Choosing the smartest path during matching the program has to choose
deterministically between possibly multiple path with possibly multiple
results. There are several possibilities or heuristics to choose from.
\begin{itemize}
        \item Maximum fields heuristic\\

                This heuristic prefers the result that has the highest amount
                of categories filled with actual text. Using this method the
                highest amount of data fields will be getting filled at all
                times. The downside of this method is that because of this it
                might be that some data is not put in the right field because a
                suboptimal splitting occurred that has put the data in two
                separate fields whereas it should be in one field.
        \item Maximum path heuristic\\

                Maximum path heuristic tries to find a match with the highest
                amount of fixed path transitions. Fixed path transitions are
                transitions that occur not within a category.
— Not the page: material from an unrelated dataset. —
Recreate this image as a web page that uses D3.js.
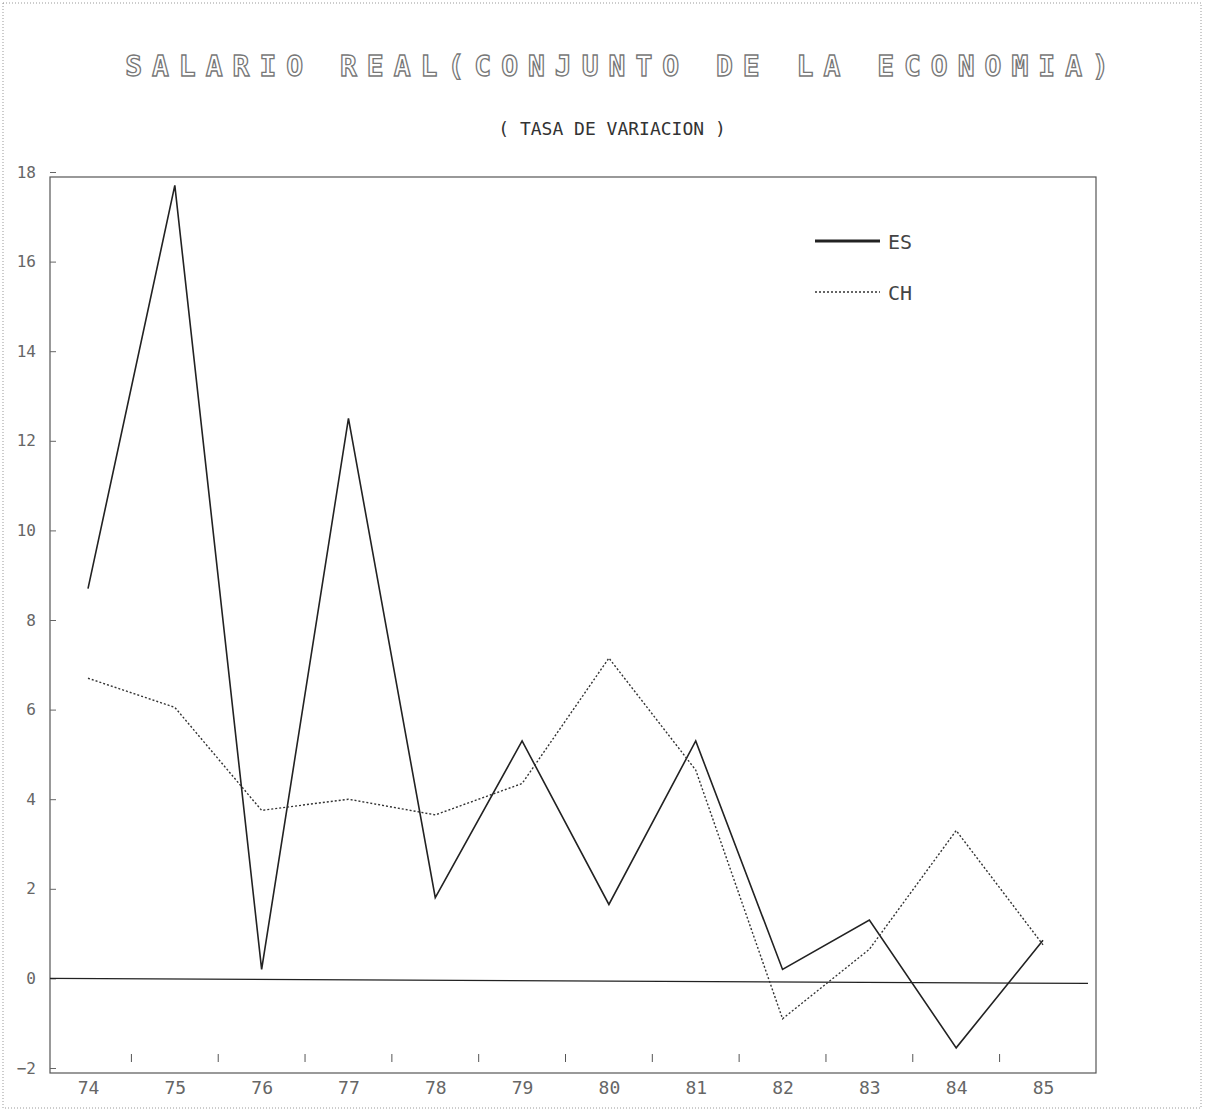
<!DOCTYPE html>
<html><head><meta charset="utf-8">
<script src="https://cdn.jsdelivr.net/npm/d3@7"></script>
<style>body{margin:0;background:#fff}</style></head>
<body><svg id="c" width="1210" height="1115"></svg>
<script>
const years=["74","75","76","77","78","79","80","81","82","83","84","85"];
const es=[8.7,17.7,0.2,12.5,1.8,5.3,1.65,5.3,0.2,1.3,-1.55,0.85];
const ch=[6.7,6.05,3.75,4.0,3.65,4.35,7.15,4.65,-0.9,0.65,3.3,0.75];
const yTicks=[-2,0,2,4,6,8,10,12,14,16,18];
const svg=d3.select("#c");
const L=50,R=1096,T=172,B=1068;
svg.append("rect").attr("x",3).attr("y",3).attr("width",1198).attr("height",1105).attr("fill","none").attr("stroke","#999").attr("stroke-dasharray","1,2");
svg.append("rect").attr("x",L).attr("y",177).attr("width",R-L).attr("height",B-177+5).attr("fill","none").attr("stroke","#555").attr("stroke-width",1.2);
const x=d3.scalePoint().domain(years).range([88,1043]);
const y=d3.scaleLinear().domain([-2,18]).range([B,T]);
svg.append("text").attr("x",622).attr("y",76).attr("text-anchor","middle").attr("font-family","DejaVu Sans Mono").attr("font-size",28).attr("font-weight","bold").attr("letter-spacing",10).attr("fill","#fff").attr("stroke","#777").attr("stroke-width",1.3).text("SALARIO REAL(CONJUNTO DE LA ECONOMIA)");
svg.append("text").attr("x",612).attr("y",135).attr("text-anchor","middle").attr("font-family","DejaVu Sans Mono").attr("font-size",18).attr("fill","#333").text("( TASA DE VARIACION )");
const ya=svg.append("g").attr("transform",`translate(${L},0)`).call(d3.axisLeft(y).tickValues(yTicks).tickSize(-6).tickPadding(6));
ya.select(".domain").remove();
ya.selectAll("text").attr("font-family","DejaVu Sans Mono").attr("font-size",16).attr("fill","#666").attr("transform","translate(-8,0)");
ya.selectAll("line").attr("stroke","#666");
const xa=svg.append("g").attr("transform",`translate(0,${B+5})`).call(d3.axisBottom(x).tickSize(0).tickPadding(8));
xa.select(".domain").remove();
xa.selectAll("text").attr("font-family","DejaVu Sans Mono").attr("font-size",18).attr("fill","#666");
svg.append("g").selectAll("line").data(years.slice(0,-1)).join("line")
 .attr("x1",d=>x(d)+x.step()/2).attr("x2",d=>x(d)+x.step()/2).attr("y1",B-14).attr("y2",B-6).attr("stroke","#555");
svg.append("line").attr("x1",L).attr("x2",R-8).attr("y1",y(0)).attr("y2",y(0)+5).attr("stroke","#222").attr("stroke-width",1.3);
const line=d3.line().x((d,i)=>x(years[i])).y(d=>y(d));
svg.append("path").attr("d",line(es)).attr("fill","none").attr("stroke","#222").attr("stroke-width",1.6);
svg.append("path").attr("d",line(ch)).attr("fill","none").attr("stroke","#333").attr("stroke-width",1.4).attr("stroke-dasharray","2,2");
svg.append("line").attr("x1",815).attr("x2",880).attr("y1",241).attr("y2",241).attr("stroke","#222").attr("stroke-width",3);
svg.append("line").attr("x1",815).attr("x2",880).attr("y1",292).attr("y2",292).attr("stroke","#333").attr("stroke-width",1.4).attr("stroke-dasharray","2,2");
svg.append("text").attr("x",888).attr("y",249).attr("font-family","DejaVu Sans Mono").attr("font-size",20).attr("fill","#444").text("ES");
svg.append("text").attr("x",888).attr("y",300).attr("font-family","DejaVu Sans Mono").attr("font-size",20).attr("fill","#444").text("CH");
</script></body></html>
The philosophy
                behind is, is that because the path are hard coded in the graph
                they must be important. The downside of this method is when
                overlap occurs between hard coded paths and information within
                the categories. For example a band that is called
                \texttt{Location} could interfere greatly with a hard coded
                path that marks a location using the same words.
\end{itemize}

If we would know more about the categories the best heuristic automatically
becomes the maximum path heuristic. When, as in our implementation, there is
very little information both heuristics perform about the same.